→ **Data section**
--- Begin ---
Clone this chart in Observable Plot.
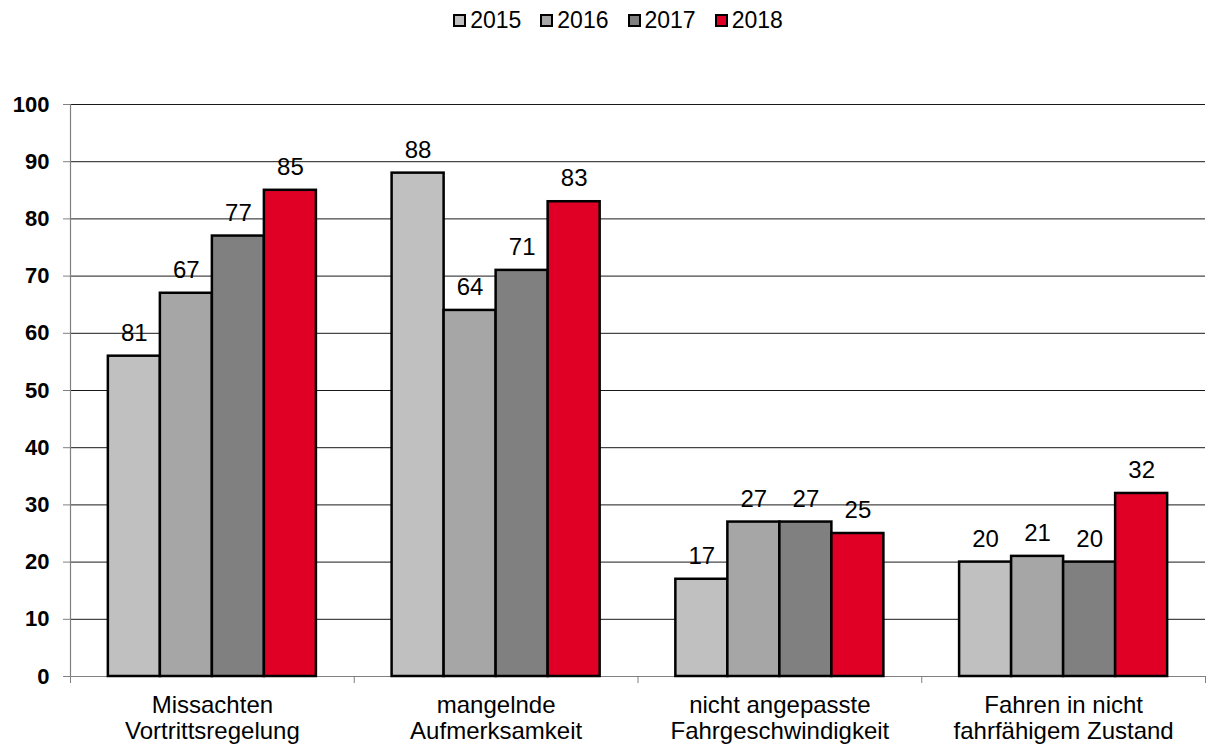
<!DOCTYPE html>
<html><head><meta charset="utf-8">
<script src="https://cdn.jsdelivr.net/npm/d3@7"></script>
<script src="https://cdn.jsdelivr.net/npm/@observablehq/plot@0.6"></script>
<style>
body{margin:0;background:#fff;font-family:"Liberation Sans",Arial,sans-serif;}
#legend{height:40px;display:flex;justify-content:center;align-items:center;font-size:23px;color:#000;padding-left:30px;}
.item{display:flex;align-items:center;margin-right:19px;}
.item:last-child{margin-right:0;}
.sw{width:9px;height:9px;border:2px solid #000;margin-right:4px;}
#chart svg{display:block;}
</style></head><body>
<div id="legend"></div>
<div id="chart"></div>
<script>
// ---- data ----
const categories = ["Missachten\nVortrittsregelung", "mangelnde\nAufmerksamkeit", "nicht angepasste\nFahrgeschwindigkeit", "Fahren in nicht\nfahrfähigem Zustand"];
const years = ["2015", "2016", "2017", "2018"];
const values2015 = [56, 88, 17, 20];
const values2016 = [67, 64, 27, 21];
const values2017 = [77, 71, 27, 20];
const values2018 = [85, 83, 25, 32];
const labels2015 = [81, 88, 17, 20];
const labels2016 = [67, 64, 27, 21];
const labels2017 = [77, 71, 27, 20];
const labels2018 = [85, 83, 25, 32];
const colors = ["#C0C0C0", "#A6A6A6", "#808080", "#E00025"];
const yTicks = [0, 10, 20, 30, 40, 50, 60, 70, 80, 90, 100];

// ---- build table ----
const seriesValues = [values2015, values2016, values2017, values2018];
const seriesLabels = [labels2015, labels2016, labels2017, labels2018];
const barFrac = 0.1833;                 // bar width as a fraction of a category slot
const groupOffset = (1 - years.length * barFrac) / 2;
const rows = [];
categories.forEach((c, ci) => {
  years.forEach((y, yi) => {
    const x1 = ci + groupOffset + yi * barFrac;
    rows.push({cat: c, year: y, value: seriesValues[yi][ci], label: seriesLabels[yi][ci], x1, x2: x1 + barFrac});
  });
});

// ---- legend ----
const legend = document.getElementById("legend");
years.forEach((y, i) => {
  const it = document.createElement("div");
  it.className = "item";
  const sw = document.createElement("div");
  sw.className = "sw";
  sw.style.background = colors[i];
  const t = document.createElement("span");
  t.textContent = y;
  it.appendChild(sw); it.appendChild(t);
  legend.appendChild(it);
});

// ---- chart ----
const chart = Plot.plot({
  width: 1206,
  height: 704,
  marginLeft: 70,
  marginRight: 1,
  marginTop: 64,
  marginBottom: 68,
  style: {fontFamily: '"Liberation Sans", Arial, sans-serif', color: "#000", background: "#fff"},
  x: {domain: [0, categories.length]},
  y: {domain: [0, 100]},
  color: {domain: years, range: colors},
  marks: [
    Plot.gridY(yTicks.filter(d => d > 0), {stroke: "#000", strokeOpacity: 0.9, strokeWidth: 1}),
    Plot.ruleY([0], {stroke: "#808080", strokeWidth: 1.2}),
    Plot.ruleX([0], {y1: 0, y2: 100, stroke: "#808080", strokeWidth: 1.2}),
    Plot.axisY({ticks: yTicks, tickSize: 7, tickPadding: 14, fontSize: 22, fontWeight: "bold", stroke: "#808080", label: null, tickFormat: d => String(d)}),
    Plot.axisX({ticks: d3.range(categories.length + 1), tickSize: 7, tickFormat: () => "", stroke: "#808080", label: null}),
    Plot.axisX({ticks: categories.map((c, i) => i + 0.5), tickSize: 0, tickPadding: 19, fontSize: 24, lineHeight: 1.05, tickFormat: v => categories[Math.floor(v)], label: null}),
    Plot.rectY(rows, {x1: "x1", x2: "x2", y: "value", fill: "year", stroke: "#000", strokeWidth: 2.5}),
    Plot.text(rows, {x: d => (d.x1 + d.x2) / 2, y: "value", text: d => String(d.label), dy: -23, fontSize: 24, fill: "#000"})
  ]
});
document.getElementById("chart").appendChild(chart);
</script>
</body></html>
--- End ---
→ **Given problem**
Would you set down the listing exactly, omitting pictures?

→ **Written reply**
Clone this chart in Observable Plot.
<!DOCTYPE html>
<html><head><meta charset="utf-8">
<script src="https://cdn.jsdelivr.net/npm/d3@7"></script>
<script src="https://cdn.jsdelivr.net/npm/@observablehq/plot@0.6"></script>
<style>
body{margin:0;background:#fff;font-family:"Liberation Sans",Arial,sans-serif;}
#legend{height:40px;display:flex;justify-content:center;align-items:center;font-size:23px;color:#000;padding-left:30px;}
.item{display:flex;align-items:center;margin-right:19px;}
.item:last-child{margin-right:0;}
.sw{width:9px;height:9px;border:2px solid #000;margin-right:4px;}
#chart svg{display:block;}
</style></head><body>
<div id="legend"></div>
<div id="chart"></div>
<script>
// ---- data ----
const categories = ["Missachten\nVortrittsregelung", "mangelnde\nAufmerksamkeit", "nicht angepasste\nFahrgeschwindigkeit", "Fahren in nicht\nfahrfähigem Zustand"];
const years = ["2015", "2016", "2017", "2018"];
const values2015 = [56, 88, 17, 20];
const values2016 = [67, 64, 27, 21];
const values2017 = [77, 71, 27, 20];
const values2018 = [85, 83, 25, 32];
const labels2015 = [81, 88, 17, 20];
const labels2016 = [67, 64, 27, 21];
const labels2017 = [77, 71, 27, 20];
const labels2018 = [85, 83, 25, 32];
const colors = ["#C0C0C0", "#A6A6A6", "#808080", "#E00025"];
const yTicks = [0, 10, 20, 30, 40, 50, 60, 70, 80, 90, 100];

// ---- build table ----
const seriesValues = [values2015, values2016, values2017, values2018];
const seriesLabels = [labels2015, labels2016, labels2017, labels2018];
const barFrac = 0.1833;                 // bar width as a fraction of a category slot
const groupOffset = (1 - years.length * barFrac) / 2;
const rows = [];
categories.forEach((c, ci) => {
  years.forEach((y, yi) => {
    const x1 = ci + groupOffset + yi * barFrac;
    rows.push({cat: c, year: y, value: seriesValues[yi][ci], label: seriesLabels[yi][ci], x1, x2: x1 + barFrac});
  });
});

// ---- legend ----
const legend = document.getElementById("legend");
years.forEach((y, i) => {
  const it = document.createElement("div");
  it.className = "item";
  const sw = document.createElement("div");
  sw.className = "sw";
  sw.style.background = colors[i];
  const t = document.createElement("span");
  t.textContent = y;
  it.appendChild(sw); it.appendChild(t);
  legend.appendChild(it);
});

// ---- chart ----
const chart = Plot.plot({
  width: 1206,
  height: 704,
  marginLeft: 70,
  marginRight: 1,
  marginTop: 64,
  marginBottom: 68,
  style: {fontFamily: '"Liberation Sans", Arial, sans-serif', color: "#000", background: "#fff"},
  x: {domain: [0, categories.length]},
  y: {domain: [0, 100]},
  color: {domain: years, range: colors},
  marks: [
    Plot.gridY(yTicks.filter(d => d > 0), {stroke: "#000", strokeOpacity: 0.9, strokeWidth: 1}),
    Plot.ruleY([0], {stroke: "#808080", strokeWidth: 1.2}),
    Plot.ruleX([0], {y1: 0, y2: 100, stroke: "#808080", strokeWidth: 1.2}),
    Plot.axisY({ticks: yTicks, tickSize: 7, tickPadding: 14, fontSize: 22, fontWeight: "bold", stroke: "#808080", label: null, tickFormat: d => String(d)}),
    Plot.axisX({ticks: d3.range(categories.length + 1), tickSize: 7, tickFormat: () => "", stroke: "#808080", label: null}),
    Plot.axisX({ticks: categories.map((c, i) => i + 0.5), tickSize: 0, tickPadding: 19, fontSize: 24, lineHeight: 1.05, tickFormat: v => categories[Math.floor(v)], label: null}),
    Plot.rectY(rows, {x1: "x1", x2: "x2", y: "value", fill: "year", stroke: "#000", strokeWidth: 2.5}),
    Plot.text(rows, {x: d => (d.x1 + d.x2) / 2, y: "value", text: d => String(d.label), dy: -23, fontSize: 24, fill: "#000"})
  ]
});
document.getElementById("chart").appendChild(chart);
</script>
</body></html>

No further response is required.